Те молодые люди, которые один за другим – кто-то раньше, кто-то позже – преодолевают эту пропасть, осознают, что ответить за свой п(р)оступок круче, чем отпереться и избежать наказания.
Более того, боязнь ответственности для повзрослевших – это скатывание из взрослости обратно в подростковость, что созревшей душе уже отвратительно.
Если уж ты вылупился в следующую фазу взросления, то обратного хода, как правило, нет.
Это не значит, что человек совсем перестаёт лгать, он при необходимости и солжёт, но чего он точно не сможет – это считать свою ложь правдой.
Подросток, оставшийся на предыдущей ступени, постепенно с удовлетворением обнаруживает, что вокруг него есть глуповатые люди, чьей простотой грех не пользоваться. Он овладевает искусством имитации поведения взрослых людей, на всю жизнь оставаясь в убеждении, что основное правило жизни в том и состоит – в искусстве имитации порядочности.
В мире Путина лжи нет, как нет и правды.
В его мире есть целесообразность, польза, пресловутые национальные интересы ...
В его представлении лгут все, то есть все говорят только то, что им в настоящий момент выгодно. Когда Путина уличают в том, что он противоречит сказанному им же накануне, он сердится. Упрекать его во лжи – это заниматься политикой двойных стандартов и русофобией.
В мире Путина правда – это то, что говорит он.

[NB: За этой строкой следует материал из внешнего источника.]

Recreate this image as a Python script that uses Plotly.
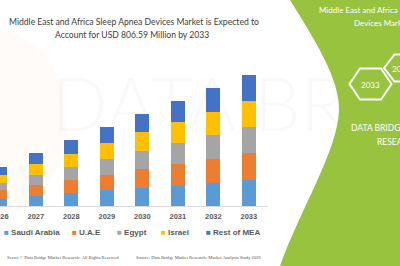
import plotly.graph_objects as go

# ---------------- data ----------------
years = [2026, 2027, 2028, 2029, 2030, 2031, 2032, 2033]
saudi_arabia = [45, 60, 78, 96, 111, 125, 143, 159.5]
uae = [51, 68, 82, 96, 117, 133, 147, 164.2]
egypt = [45, 63, 78, 96, 109, 127, 143, 159.8]
israel = [51, 66, 84, 98, 115, 131, 146, 159.6]
rest_of_mea = [45, 66, 82, 98, 115, 127, 147, 163.5]

series_names = ["Saudi Arabia", "U.A.E", "Egypt", "Israel", "Rest of MEA"]
series_values = [saudi_arabia, uae, egypt, israel, rest_of_mea]
series_colors = ["#5B9BD5", "#ED7D31", "#A5A5A5", "#FFC000", "#4472C4"]

title_line1 = "Middle East and Africa Sleep Apnea Devices Market is Expected to"
title_line2 = "Account for USD 806.59 Million by 2033"

# ---------------- geometry helpers (pixel -> paper) ----------------
W, H = 400, 266
BASE = 206  # bottom of plot area in px from top


def X(px):
    return px / W


def Y(py):
    return (BASE - py) / BASE


fig = go.Figure()

for name, vals, col in zip(series_names, series_values, series_colors):
    fig.add_trace(go.Bar(x=years, y=vals, name=name, marker_color=col,
                         marker_line_width=0, width=0.39, showlegend=False))

span = 268 / 35.5
x0 = years[0] - 0.01

shapes = []
# faint orange logo blob on the left
shapes.append(dict(type="path", xref="paper", yref="paper", layer="below",
                   path=f"M {X(0)},{Y(30)} C {X(60)},{Y(40)} {X(75)},{Y(110)} {X(60)},{Y(160)} "
                        f"C {X(45)},{Y(200)} {X(20)},{Y(215)} {X(0)},{Y(215)} Z",
                   fillcolor="rgba(250,200,160,0.08)", line_width=0))
# faint watermark text
shapes.append(dict(type="rect", xref="paper", yref="paper", layer="below",
                   x0=X(110), x1=X(460), y0=Y(140), y1=Y(62),
                   line_width=0, fillcolor="rgba(0,0,0,0)",
                   label=dict(text="DATA BRIDGE", textposition="middle center",
                              font=dict(size=74, color="rgba(0,0,0,0.025)",
                                        family="Lato", weight=300))))
# green right-hand panel
shapes.append(dict(type="path", xref="paper", yref="paper", layer="above",
                   path=f"M {X(290)},{Y(0)} C {X(315)},{Y(40)} {X(340)},{Y(80)} {X(339)},{Y(110)} "
                        f"C {X(338)},{Y(150)} {X(300)},{Y(210)} {X(280)},{Y(266)} "
                        f"L {X(400)},{Y(266)} L {X(400)},{Y(0)} Z",
                   fillcolor="#97C33F", line_width=0))


def hexagon(cx, cy, w, h):
    pts = [(cx - w / 2, cy), (cx - w / 4, cy - h / 2), (cx + w / 4, cy - h / 2),
           (cx + w / 2, cy), (cx + w / 4, cy + h / 2), (cx - w / 4, cy + h / 2)]
    p = "M " + " L ".join(f"{X(a)},{Y(b)}" for a, b in pts) + " Z"
    return dict(type="path", xref="paper", yref="paper", layer="above",
                path=p, line=dict(color="white", width=2), fillcolor="rgba(0,0,0,0)")


shapes.append(hexagon(370.5, 84, 42, 31))
shapes.append(hexagon(405, 68, 42, 27))

TF = "Lato"
TICKFONT = dict(size=7.5, color="#595959", family="Liberation Sans", weight="bold")
annotations = []
annotations.append(dict(xref="paper", yref="paper", x=X(134), y=Y(22),
                        text=title_line1, showarrow=False, xanchor="center", yanchor="middle",
                        font=dict(size=8.6, color="#3D3D3D", family=TF)))
annotations.append(dict(xref="paper", yref="paper", x=X(132), y=Y(35),
                        text=title_line2, showarrow=False, xanchor="center", yanchor="middle",
                        font=dict(size=8.6, color="#3D3D3D", family=TF)))

# first year label sits on the left edge and is cut in the reference
annotations.append(dict(xref="x", yref="paper", x=years[0], y=Y(216),
                        text=str(years[0]), showarrow=False, xanchor="center", yanchor="middle",
                        font=TICKFONT))

# legend (compact, as in the reference)
legend_x = [3, 71, 116, 160, 205]
for lx, name, col in zip(legend_x, series_names, series_colors):
    annotations.append(dict(xref="paper", yref="paper", x=X(lx - 1), y=Y(232),
                            text=f"<span style='color:{col}'>■</span> {name}",
                            showarrow=False, xanchor="left", yanchor="middle",
                            font=dict(size=8, color="#595959", family="Liberation Sans", weight="bold")))

# footer
annotations.append(dict(xref="paper", yref="paper", x=X(121), y=Y(257),
                        text="Secret © Data Bridge Market Research- All Rights Reserved",
                        showarrow=False, xanchor="right", yanchor="middle",
                        font=dict(size=4.6, color="#555555", family="Liberation Serif")))
annotations.append(dict(xref="paper", yref="paper", x=X(134), y=Y(257),
                        text="Source: Data Bridge Market Research: Market Analysis Study 2026",
                        showarrow=False, xanchor="left", yanchor="middle",
                        font=dict(size=4.6, color="#555555", family="Liberation Serif")))

# green panel text
annotations.append(dict(xref="paper", yref="paper", x=X(381), y=Y(10),
                        text="Middle East and Africa Sleep Apnea", showarrow=False,
                        xanchor="center", yanchor="middle",
                        font=dict(size=8, color="white", family=TF)))
annotations.append(dict(xref="paper", yref="paper", x=X(381), y=Y(23),
                        text="Devices Market", showarrow=False,
                        xanchor="center", yanchor="middle",
                        font=dict(size=8, color="white", family=TF)))
annotations.append(dict(xref="paper", yref="paper", x=X(370.5), y=Y(85),
                        text="2033", showarrow=False, xanchor="center", yanchor="middle",
                        font=dict(size=8, color="white", family=TF)))
annotations.append(dict(xref="paper", yref="paper", x=X(390), y=Y(69),
                        text="2026", showarrow=False, xanchor="left", yanchor="middle",
                        font=dict(size=8, color="white", family=TF)))
annotations.append(dict(xref="paper", yref="paper", x=X(349), y=Y(128),
                        text="DATA BRIDGE MARKET", showarrow=False, xanchor="left", yanchor="middle",
                        font=dict(size=8.5, color="white", family=TF)))
annotations.append(dict(xref="paper", yref="paper", x=X(375), y=Y(142),
                        text="RESEARCH", showarrow=False, xanchor="left", yanchor="middle",
                        font=dict(size=8.5, color="white", family=TF)))

fig.update_layout(
    barmode="stack",
    width=W, height=H,
    margin=dict(l=0, r=0, t=0, b=H - BASE, pad=0),
    paper_bgcolor="white", plot_bgcolor="rgba(0,0,0,0)",
    showlegend=False,
    shapes=shapes,
    annotations=annotations,
    xaxis=dict(domain=[0, 0.67], range=[x0, x0 + span],
               tickmode="array", tickvals=years,
               ticktext=[""] + [str(y) for y in years[1:]],
               showgrid=False, zeroline=False, showline=True, linecolor="#D9D9D9", linewidth=1,
               ticks="", ticklabelstandoff=3,
               tickfont=TICKFONT),
    yaxis=dict(range=[0, 1265], visible=False, showgrid=False, zeroline=False),
)

fig.write_html("out.html")
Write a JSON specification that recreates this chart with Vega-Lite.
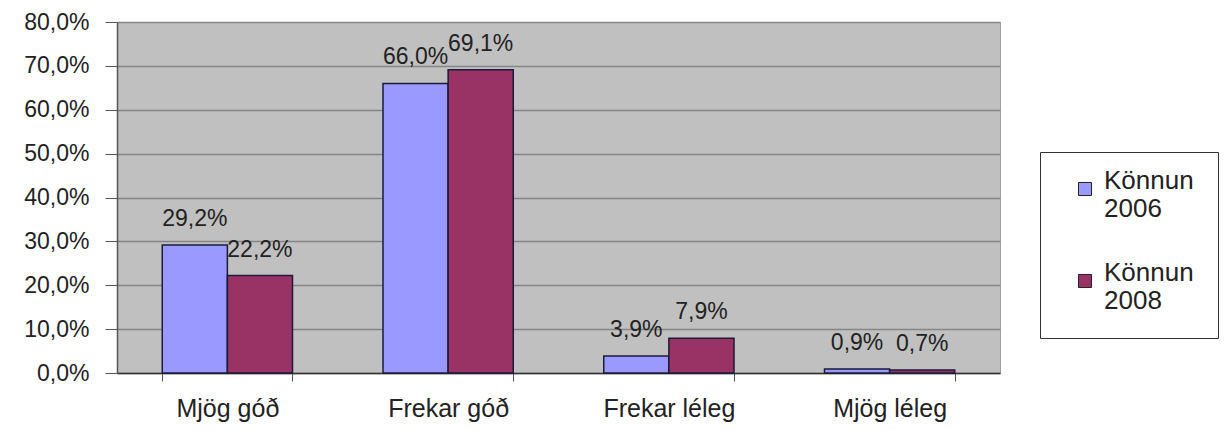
{
  "$schema": "https://vega.github.io/schema/vega-lite/v6.json",
  "width": 883,
  "height": 351,
  "autosize": "none",
  "padding": {"left": 117, "top": 22, "right": 226, "bottom": 57},
  "background": "white",
  "config": {
    "locale": {"number": {"decimal": ",", "thousands": ".", "grouping": [3], "currency": ["", " kr"]}},
    "view": {"fill": "#c0c0c0", "stroke": "#a0a0a0", "strokeWidth": 1},
    "font": "Liberation Sans"
  },
  "data": {
    "values": [
      {"flokkur": "Mjög góð", "konnun": "Könnun 2006", "hlutfall": 0.292},
      {"flokkur": "Mjög góð", "konnun": "Könnun 2008", "hlutfall": 0.222},
      {"flokkur": "Frekar góð", "konnun": "Könnun 2006", "hlutfall": 0.660},
      {"flokkur": "Frekar góð", "konnun": "Könnun 2008", "hlutfall": 0.691},
      {"flokkur": "Frekar léleg", "konnun": "Könnun 2006", "hlutfall": 0.039},
      {"flokkur": "Frekar léleg", "konnun": "Könnun 2008", "hlutfall": 0.079},
      {"flokkur": "Mjög léleg", "konnun": "Könnun 2006", "hlutfall": 0.009},
      {"flokkur": "Mjög léleg", "konnun": "Könnun 2008", "hlutfall": 0.007}
    ]
  },
  "encoding": {
    "x": {
      "field": "flokkur", "type": "nominal", "sort": null, "title": null,
      "scale": {"paddingInner": 0.41, "paddingOuter": 0.205},
      "axis": {"labelAngle": 0, "labelFontSize": 25, "labelColor": "#222", "tickBand": "extent", "tickSize": 8, "tickColor": "#555", "domainColor": "#333", "domainWidth": 1.5, "labelPadding": 15, "labelOverlap": false}
    },
    "xOffset": {"field": "konnun", "type": "nominal"},
    "y": {
      "field": "hlutfall", "type": "quantitative", "title": null,
      "scale": {"domain": [0, 0.8]},
      "axis": {"format": ".1%", "values": [0, 0.1, 0.2, 0.3, 0.4, 0.5, 0.6, 0.7, 0.8], "labelOverlap": false, "labelFontSize": 23, "labelColor": "#222", "gridColor": "#858585", "gridWidth": 1.5, "tickSize": 12, "tickColor": "#555", "domainColor": "#555", "domainWidth": 1.5, "labelPadding": 16}
    }
  },
  "layer": [
    {
      "mark": {"type": "bar", "stroke": "#1a1a3a", "strokeWidth": 1.5},
      "encoding": {
        "color": {
          "field": "konnun", "type": "nominal", "title": null,
          "scale": {"domain": ["Könnun 2006", "Könnun 2008"], "range": ["#9999ff", "#993366"]},
          "legend": {
            "orient": "none", "legendX": 923, "legendY": 130,
            "labelExpr": "['Könnun', substring(datum.label, 7)]",
            "labelFontSize": 26, "labelColor": "#222", "labelLimit": 200,
            "labelBaseline": "alphabetic", "labelOffset": 6,
            "symbolType": "square", "symbolSize": 170, "symbolStrokeColor": "#222", "symbolStrokeWidth": 1,
            "symbolOffset": 8,
            "strokeColor": "#333", "fillColor": "white", "padding": 24,
            "rowPadding": 38
          }
        }
      }
    },
    {
      "mark": {"type": "text", "baseline": "alphabetic", "dy": -19, "fontSize": 23, "color": "#222"},
      "encoding": {
        "text": {"field": "hlutfall", "type": "quantitative", "format": ".1%"}
      }
    }
  ]
}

Путин говорит ( = лжёт) то, что, по его мнению правильно для него, а значит (с некоторых пор) – для России.
Вместо правды у него – правила, которыми должны руководствоваться те, кого он разводит. Для тех, кто разводит вместе с ним или для него, соблюдение этих правил необязательно – для них есть отдельные правила.
Примерно также у него обстоят дела в отношении морали и нравственности.
Комфортней всего такие люди чувствуют себя тогда, когда все вокруг играют по определённым – формальным (других они не знают) – правилам, но за собой они оставляют право из высших (то есть своих) интересов правила эти при необходимости менять.
Так садишься с ними играть в шашки, а перед эндшпилем оказывается, что играли в поддавки. И вся свита вместе с телевидением уже обсуждают игру в свете неожиданной для простака перемены. Шансов при этом на выигрыш у противника нет.
Вова Путин, как подросток, убеждён, что то, что происходит в его черепной коробке или душе, недоступно взгляду других. Что его интерпретация собственных поступков ничем не уступает любой чужой - надо просто говорить, заклинать страстно и убедительно. Ему кажется, что он легко может облапошить кого угодно, в выгодном для себя свете интерпретируя всё, что им же когда-либо было сказано или сделано.
Это счастливое качество для таких людей, поскольку они не ощущают его как свою неполноценность, а считают себя просто умнее других.
Это несчастье для людей, которым они действительно близки.
Через всю жизнь они несут с собой только один вид страха. Это страх не перед разоблачением, нет, – тут они просто привычно оскорбятся.
Это страх перед наказанием, поскольку наказание противно всему их существу.
Они не приемлют его потому, что искренне не понимают, за что. Они не приемлют его потому, что наказание или поощрение – это составляющие справедливости, где на другой чаше весов поступок.
Для подростка же, или же для оставшегося на подростковом уровне восприятия мира взрослого, категория справедливости – это отношение окружающего мира не к их поступкам, а к ним лично.
То есть на одной чаше весов не то, что они сделали, а они сами. На другой не ответ окружающего мира на то, что они сделали, а сам враждебно к ним настроенный мир.
Уже уличённые, они применят весь набор средств: от запугивания и угроз (пока это в их силах) до попыток запутать или разжалобить, – чтобы только избежать наказания.
Не постесняются при этом и слезу пустить, и вину признать, но внешне, формально - ради смягчения участи.